I see what he's getting at here, take back the power from the streets by creating the sense that what may be waiting behind that closed door had better be worth risking your, (the criminal) life.  Have the legal authority and ability to defend what's yours. What he fails to do is reference a real situation in our home country where this would have had an impact.  Looting and stupidity in Vancouver after the Stanley Cup is the closest we've had to civil unrest in recent months.

Don't misunderstand, I completely support the right to bear arms unfortunately it isn't a legal right up here, yet.  Certainly there are rights our southern cousins have that we envy and the second and fourth amendments are but a few that would be favoured.

What I think is being missed in this piece is that there is a cavernous difference between owning a firearm, being trained on its proper handling and use and actually pulling a trigger while someone is coming at you.

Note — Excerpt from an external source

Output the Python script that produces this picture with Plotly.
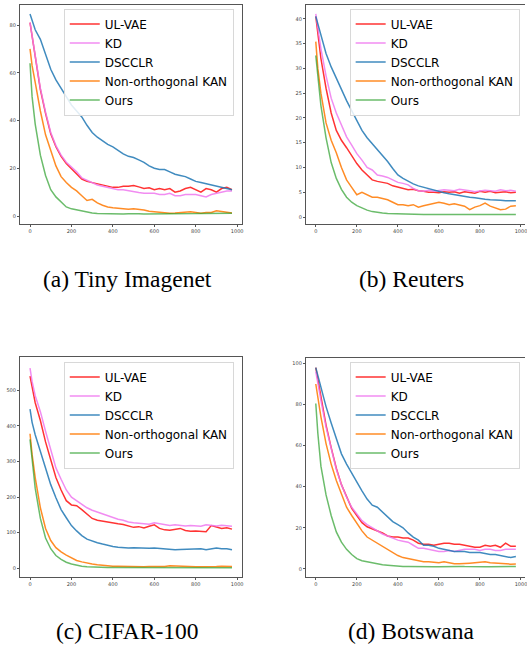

I would be more concerned with Sean the caller and his sniper fantasies.


----------



## Viper1 (Aug 22, 2011)

Agreed with you on the last bite Elle.  I'm fine with gun ownership.  I have an issue with the whole "social janitor" fantasy.  Vigilantism sounds cool but it isn't.  You don't just own a gun just so you can roam the streets like a "Hobo with a shotgun" (yes, it's an actual movie) and start shooting people.  I own guns to protect myself and my family from the small percentage of society that might do us harm.  But that doesn't mean I feel obligated or even desire to go seek them out and start killing.  It doesn't and shouldn't work like that.

If a storeowner had shot a rioter, yes it might have stopped them in that particular area.  Then again, it might have enraged the mob and kept the riots going.


----------



## Ranger Psych (Aug 22, 2011)

If shooting a rioter that is attempting to loot enraged the mob, that's what the other 60 rounds are for on the gun as well as the double combat load on the chest.

You loot, we shoot.


----------



## Headshot (Aug 22, 2011)

If I owned a business and you came in through any opening except the front door during normal business hours, I'm going to assume you are there to do me harm and will respond accordingly.  I don't care if I've got gold bars stacked in the front and a hooker giving free blowjobs, you better step through the door with some form of decency and respect for being on my property.


----------



## Viper1 (Aug 22, 2011)

HS, count me in as an investor on that store....


----------